But if you think the government has fixed the problem, think again.

As our chief investigative reporter Phil Williams discovered, that won't happen for a long time.

At the center of the questions: video obtained by NewsChannel 5 Investigates from the government's own files.

It shows how easily insulation found on hundreds of airliners could literally go up in flames. And other video shows how those flames could spread throughout the attic of an airliner.

"They know about a problem but they resist acting," safety advocate Mary Schiavo told Williams last year.

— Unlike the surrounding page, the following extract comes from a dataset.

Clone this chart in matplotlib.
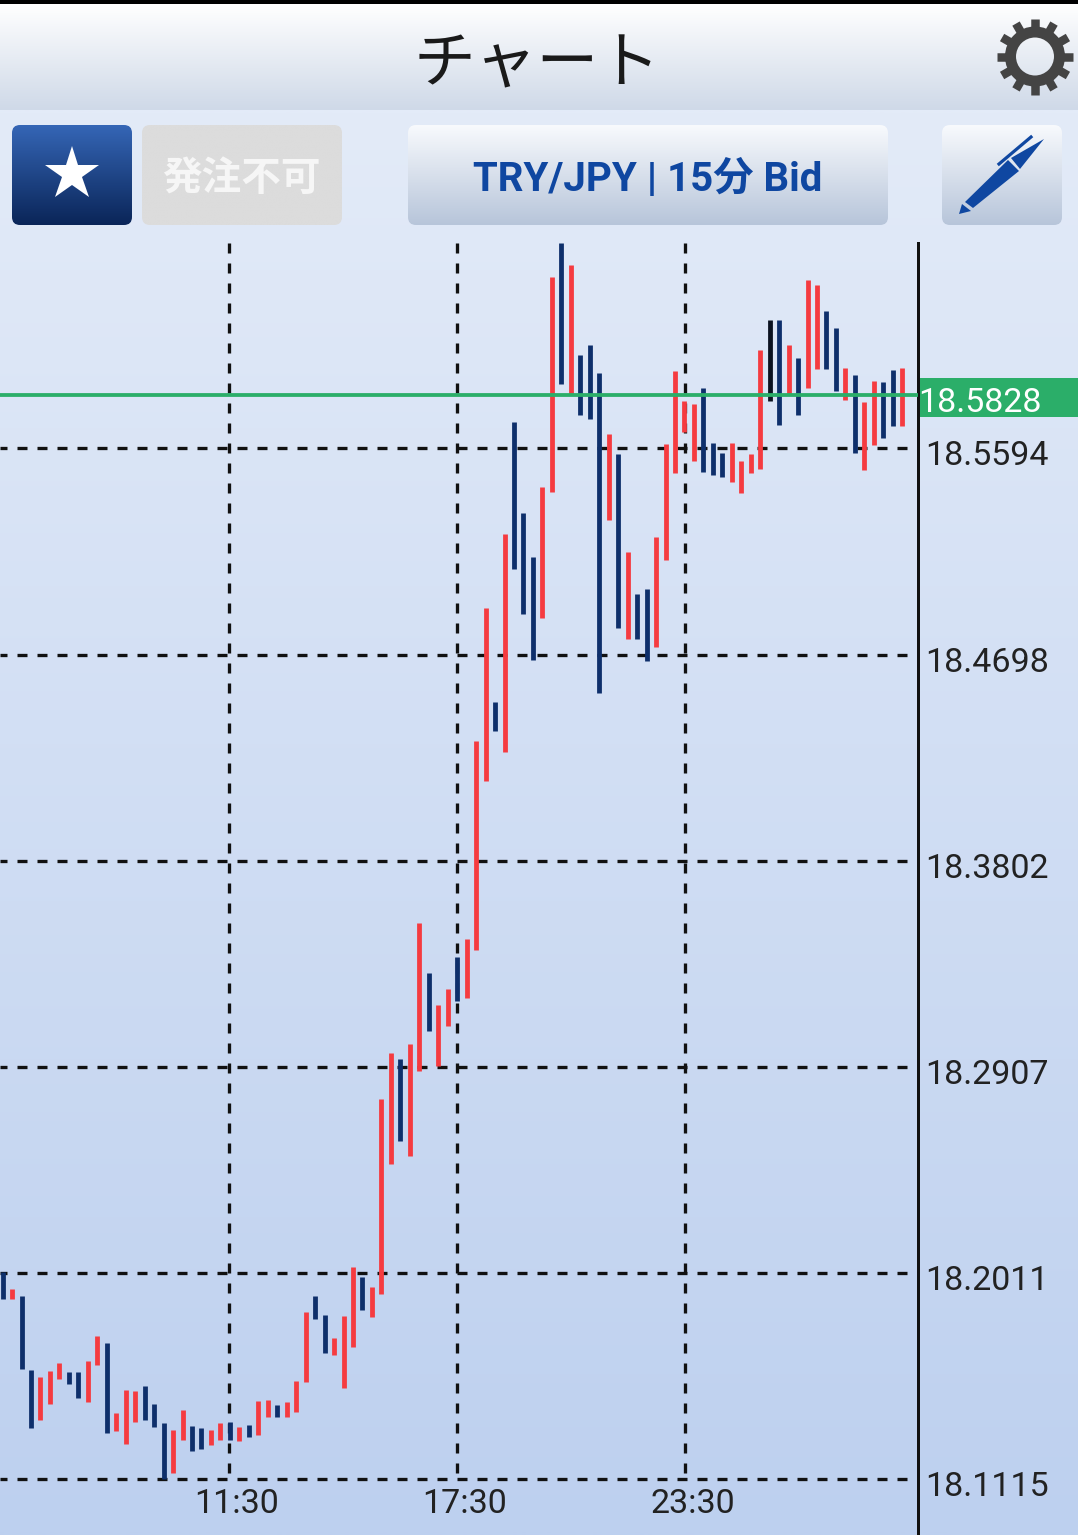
"""TRY/JPY 15 min bid chart screen, drawn as a high-low bar chart with the app chrome."""
import matplotlib

matplotlib.use("Agg")
import matplotlib.pyplot as plt
import numpy as np
from matplotlib.patches import FancyBboxPatch, Polygon, Circle, Rectangle

W, H = 1078, 1535
DPI = 100

# one (high, low) per 15 min bar, oldest first
highs = [
    18.2015, 18.1941, 18.1910, 18.1589, 18.1558, 18.1584, 18.1619, 18.1580,
    18.1580, 18.1628, 18.1737, 18.1706, 18.1402, 18.1502, 18.1498, 18.1519,
    18.1441, 18.1358, 18.1328, 18.1415, 18.1345, 18.1337, 18.1328, 18.1358,
    18.1363, 18.1341, 18.1350, 18.1454, 18.1458, 18.1437, 18.1450, 18.1541,
    18.1841, 18.1910, 18.1828, 18.1728, 18.1823, 18.2036, 18.1993, 18.1950,
    18.2767, 18.2966, 18.2941, 18.3006, 18.3532, 18.3314, 18.3175, 18.3245,
    18.3384, 18.3462, 18.4323, 18.4901, 18.4492, 18.5222, 18.5709, 18.5314,
    18.5122, 18.5427, 18.6339, 18.6487, 18.6392, 18.6000, 18.6044, 18.5922,
    18.5657, 18.5570, 18.5144, 18.4962, 18.4983, 18.5209, 18.5613, 18.5931,
    18.5800, 18.5787, 18.5857, 18.5618, 18.5574, 18.5618, 18.5540, 18.5570,
    18.6022, 18.6153, 18.6153, 18.6044, 18.5987, 18.6326, 18.6305, 18.6192,
    18.6118, 18.5944, 18.5913, 18.5796, 18.5887, 18.5883, 18.5935, 18.5944,
]
lows = [
    18.1897, 18.1897, 18.1593, 18.1337, 18.1371, 18.1441, 18.1550, 18.1528,
    18.1467, 18.1450, 18.1611, 18.1315, 18.1324, 18.1267, 18.1363, 18.1371,
    18.1341, 18.1115, 18.1141, 18.1285, 18.1237, 18.1245, 18.1263, 18.1285,
    18.1285, 18.1280, 18.1298, 18.1306, 18.1385, 18.1385, 18.1385, 18.1406,
    18.1537, 18.1810, 18.1663, 18.1654, 18.1511, 18.1689, 18.1850, 18.1819,
    18.1919, 18.2484, 18.2584, 18.2519, 18.2888, 18.3062, 18.2910, 18.3084,
    18.3193, 18.3206, 18.3414, 18.4149, 18.4366, 18.4275, 18.5070, 18.4875,
    18.4675, 18.4857, 18.5405, 18.5874, 18.5831, 18.5740, 18.5722, 18.4531,
    18.5283, 18.4814, 18.4766, 18.4766, 18.4670, 18.4731, 18.5109, 18.5488,
    18.5666, 18.5540, 18.5492, 18.5479, 18.5470, 18.5448, 18.5401, 18.5488,
    18.5505, 18.5800, 18.5696, 18.5831, 18.5740, 18.5857, 18.5940, 18.5940,
    18.5844, 18.5805, 18.5574, 18.5501, 18.5609, 18.5640, 18.5692, 18.5692,
]
# r = up, b = down, k = the one near-black bar
bar_kinds = list(
    "brbbrrrbbrrb"
    "rrrbbbrrbbrr"
    "brbrrbrrrbbr"
    "rrbrrrbrrbrr"
    "brrrbrbbbrrb"
    "rbbbrbrbbrrr"
    "rrbbbrrrrkbr"
    "brrbbrbrrbbr"
)
price_ticks = [18.5594, 18.4698, 18.3802, 18.2907, 18.2011, 18.1115]
time_grid = [23.89, 47.96, 72.04]
time_labels = ["11:30", "17:30", "23:30"]
last_price = 18.5826
last_label = "18.5828"

PRICE_TOP, PRICE_BOTTOM = 18.6487, 18.0872
BAR_COLORS = {"r": "#f53b40", "b": "#0e2f6b", "k": "#0b1220"}
GREEN = "#2bae69"
BAR_STEP_PX, BAR_X0_PX = 9.47, 2.6
CHART_RIGHT, CHART_TOP = 918, 243
PX = 72 / DPI  # points per pixel

plt.rcParams["lines.scale_dashes"] = False
plt.rcParams["font.family"] = ["Roboto", "Noto Sans CJK JP", "DejaVu Sans"]


def vgrad(ax, x0, x1, y0, y1, c0, c1, clip=None, zorder=1):
    c = matplotlib.colors.to_rgb(c0), matplotlib.colors.to_rgb(c1)
    t = np.linspace(0, 1, 256)[:, None, None]
    img = (1 - t) * np.array(c[0])[None, None, :] + t * np.array(c[1])[None, None, :]
    im = ax.imshow(img, extent=(x0, x1, y1, y0), aspect="auto", origin="upper",
                   interpolation="bilinear", zorder=zorder)
    if clip is not None:
        im.set_clip_path(clip)
    return im


def button(ax, x0, x1, y0, y1, c0, c1):
    patch = FancyBboxPatch((x0 + 8, y0 + 8), x1 - x0 - 16, y1 - y0 - 16,
                           boxstyle="round,pad=8,rounding_size=8", fc="none", ec="none", zorder=2)
    ax.add_patch(patch)
    vgrad(ax, x0, x1, y0, y1, c0, c1, clip=patch, zorder=2)


def draw_chrome(ui):
    ui.add_patch(Rectangle((0, 0), W, 4, fc="black", ec="none", zorder=3))
    vgrad(ui, 0, W, 4, 110, "#ffffff", "#cfd9e8")
    vgrad(ui, 0, W, 110, H, "#e3ebf8", "#bdd0ef")
    ui.text(537, 64, "チャート", fontsize=44.5, ha="center", va="center", color="#1a1a1a",
            family="Noto Sans CJK JP", zorder=4)

    button(ui, 12, 132, 125, 225, "#3566b6", "#0a2558")
    ui.plot([72], [174], marker="*", ms=41, mfc="white", mew=0, ls="none", zorder=4)
    button(ui, 142, 342, 125, 225, "#dcdcdc", "#dcdcdc")
    ui.text(241, 178, "発注不可", fontsize=28.5, ha="center", va="center", color="#f6f6f6",
            family="Noto Sans CJK JP", fontweight="bold", zorder=4)
    button(ui, 408, 888, 125, 225, "#f8fafd", "#b7c5da")
    ui.text(648, 179, "TRY/JPY | 15分 Bid", fontsize=29, fontweight="bold", ha="center",
            va="center", color="#0f47a1", family=["Roboto", "Noto Sans CJK JP"], zorder=4)
    button(ui, 942, 1062, 125, 225, "#f8fafd", "#b7c5da")

    # pen icon
    pen = "#0f47a1"
    ui.add_patch(Polygon([(965, 202), (973, 208), (1019, 171), (1008, 160)], fc=pen, ec="none", zorder=4))
    ui.add_patch(Polygon([(1011, 158), (1044, 139), (1020, 169)], fc=pen, ec="none", zorder=4))
    ui.add_patch(Polygon([(962, 204), (971, 211), (959, 214)], fc=pen, ec="none", zorder=4))
    ui.plot([999, 1031], [164, 137], color=pen, lw=3.2 * PX, zorder=4)

    # settings gear
    gear = "#444444"
    cx, cy = 1035, 56.5
    for a in np.arange(12) * np.pi / 6:
        ui.plot([cx + 24 * np.cos(a), cx + 38 * np.cos(a)], [cy + 24 * np.sin(a), cy + 38 * np.sin(a)],
                color=gear, lw=8.5 * PX, solid_capstyle="butt", zorder=4)
    ui.add_patch(Circle((cx, cy), 24.5, fc="none", ec=gear, lw=11 * PX, zorder=4))


def draw_chart(ax):
    xs = np.arange(len(highs))
    # grid under the bars
    for y in price_ticks:
        ax.plot([ax.get_xlim()[0], (908 - BAR_X0_PX) / BAR_STEP_PX], [y, y], color="#111111", lw=3.3 * PX,
                ls=(3 * PX, (10 * PX, 10 * PX)), dash_capstyle="butt", zorder=1)
    for x in time_grid:
        ax.plot([x, x], [PRICE_TOP, price_ticks[-1]], color="#111111", lw=3.3 * PX,
                ls=(0, (10 * PX, 10 * PX)), dash_capstyle="butt", zorder=1)

    colors = [BAR_COLORS[k] for k in bar_kinds]
    ax.vlines(xs, lows, highs, colors=colors, lw=4.8 * PX, capstyle="butt", zorder=2)

    ax.axhline(last_price, color=GREEN, lw=3.8 * PX, zorder=3)

    for y in price_ticks:
        ax.annotate(f"{y:.4f}", xy=(1, y), xycoords=("axes fraction", "data"),
                    xytext=(7 * PX, -8 * PX), textcoords="offset points", fontsize=24.5,
                    color="#222222", va="center", ha="left", annotation_clip=False)
    ax.annotate(last_label, xy=(1, last_price), xycoords=("axes fraction", "data"),
                xytext=(0, -8 * PX), textcoords="offset points", fontsize=24.5,
                color="white", va="center", ha="left", annotation_clip=False, zorder=6)
    for x, lab in zip(time_grid, time_labels):
        ax.annotate(lab, xy=(x, price_ticks[-1]), xytext=(8 * PX, -25 * PX), textcoords="offset points",
                    fontsize=24.5, color="#222222", ha="center", va="center", annotation_clip=False)


def main():
    fig = plt.figure(figsize=(W / DPI, H / DPI), dpi=DPI)
    ui = fig.add_axes([0, 0, 1, 1])
    draw_chrome(ui)
    # last price tag and the axis line sit on the page, right of the plot
    ui.add_patch(Rectangle((CHART_RIGHT, 378), W - CHART_RIGHT, 39, fc=GREEN, ec="none", zorder=4))
    ui.plot([CHART_RIGHT, CHART_RIGHT], [CHART_TOP, H], color="#111111", lw=3 * PX, zorder=5)
    ui.set_xlim(0, W)
    ui.set_ylim(H, 0)
    ui.axis("off")

    ax = fig.add_axes([0, 0, CHART_RIGHT / W, (H - CHART_TOP) / H])
    ax.patch.set_alpha(0)
    ax.set_xlim(-BAR_X0_PX / BAR_STEP_PX, (CHART_RIGHT - BAR_X0_PX) / BAR_STEP_PX)
    ax.set_ylim(PRICE_BOTTOM, PRICE_TOP)
    ax.set_xticks([])
    ax.set_yticks([])
    for s in ax.spines.values():
        s.set_visible(False)
    draw_chart(ax)

    fig.savefig("out.png", dpi=DPI)
    plt.close(fig)


if __name__ == "__main__":
    main()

Schiavo once served as the inspector general for the U.S. Department of Transportation, which includes the Federal Aviation Administration.

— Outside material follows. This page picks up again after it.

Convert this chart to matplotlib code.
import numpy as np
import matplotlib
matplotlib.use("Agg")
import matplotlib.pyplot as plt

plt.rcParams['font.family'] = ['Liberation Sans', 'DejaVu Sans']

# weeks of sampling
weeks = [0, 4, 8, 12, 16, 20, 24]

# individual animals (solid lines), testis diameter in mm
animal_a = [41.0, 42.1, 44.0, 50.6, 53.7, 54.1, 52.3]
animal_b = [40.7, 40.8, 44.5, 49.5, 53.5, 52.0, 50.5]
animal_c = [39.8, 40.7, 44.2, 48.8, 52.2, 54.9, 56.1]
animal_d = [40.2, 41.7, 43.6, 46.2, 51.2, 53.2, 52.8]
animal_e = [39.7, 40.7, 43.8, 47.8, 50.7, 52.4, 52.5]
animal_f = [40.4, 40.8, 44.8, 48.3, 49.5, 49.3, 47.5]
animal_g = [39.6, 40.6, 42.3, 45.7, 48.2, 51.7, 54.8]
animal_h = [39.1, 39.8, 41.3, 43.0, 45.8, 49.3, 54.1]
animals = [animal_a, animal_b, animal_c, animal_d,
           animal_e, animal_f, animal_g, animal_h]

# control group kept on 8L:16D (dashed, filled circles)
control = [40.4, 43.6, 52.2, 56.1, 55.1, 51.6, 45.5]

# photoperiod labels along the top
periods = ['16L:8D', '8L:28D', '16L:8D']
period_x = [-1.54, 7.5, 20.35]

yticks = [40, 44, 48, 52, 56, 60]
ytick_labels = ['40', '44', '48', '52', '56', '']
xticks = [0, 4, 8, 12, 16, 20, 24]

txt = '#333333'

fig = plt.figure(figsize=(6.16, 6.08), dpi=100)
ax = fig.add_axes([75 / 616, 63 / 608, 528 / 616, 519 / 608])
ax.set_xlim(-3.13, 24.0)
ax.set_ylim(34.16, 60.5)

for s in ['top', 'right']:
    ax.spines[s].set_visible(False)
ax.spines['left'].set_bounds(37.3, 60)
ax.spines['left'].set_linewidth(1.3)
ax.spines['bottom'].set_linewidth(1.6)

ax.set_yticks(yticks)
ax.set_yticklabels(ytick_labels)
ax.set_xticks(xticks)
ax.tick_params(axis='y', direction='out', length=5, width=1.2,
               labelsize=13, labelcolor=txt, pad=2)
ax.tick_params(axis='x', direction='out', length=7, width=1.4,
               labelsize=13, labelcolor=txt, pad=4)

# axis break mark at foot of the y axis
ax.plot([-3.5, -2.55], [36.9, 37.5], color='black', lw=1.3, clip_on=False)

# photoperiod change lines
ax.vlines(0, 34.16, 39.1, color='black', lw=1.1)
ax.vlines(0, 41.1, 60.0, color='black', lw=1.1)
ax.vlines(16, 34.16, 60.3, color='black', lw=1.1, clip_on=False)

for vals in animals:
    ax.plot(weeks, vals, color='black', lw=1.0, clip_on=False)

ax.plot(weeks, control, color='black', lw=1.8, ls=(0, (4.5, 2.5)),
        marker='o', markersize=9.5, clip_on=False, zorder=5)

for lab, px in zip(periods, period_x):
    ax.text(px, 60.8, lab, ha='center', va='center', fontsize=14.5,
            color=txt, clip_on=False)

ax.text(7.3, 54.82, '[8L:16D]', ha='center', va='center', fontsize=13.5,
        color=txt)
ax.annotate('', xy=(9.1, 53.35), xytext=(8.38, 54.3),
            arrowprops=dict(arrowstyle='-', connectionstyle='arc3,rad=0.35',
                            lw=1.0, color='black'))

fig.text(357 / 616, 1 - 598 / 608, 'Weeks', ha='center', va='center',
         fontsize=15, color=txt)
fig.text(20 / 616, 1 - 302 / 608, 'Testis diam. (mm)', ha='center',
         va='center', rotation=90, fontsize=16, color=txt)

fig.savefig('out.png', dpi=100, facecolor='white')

"Unfortunately, they resist acting because, well, to put it into their words, they don't have a body count."

The insulation -- known as AN-26 -- lines hundreds of older Boeing aircraft still flying today.

The problem, according to the FAA's own researchers, is that:

"a small ignition source, such as an electrical arc, could easily ignite this material and the fire would propagate on the material until the material was consumed.  Flames from the AN-26 were capable of igniting other aircraft materials and, in a cascading fashion, cause a catastrophic fire."

But an order, issued in the closing weeks of the Bush administration, effectively takes the airlines off the hook, giving them years to fix the problem.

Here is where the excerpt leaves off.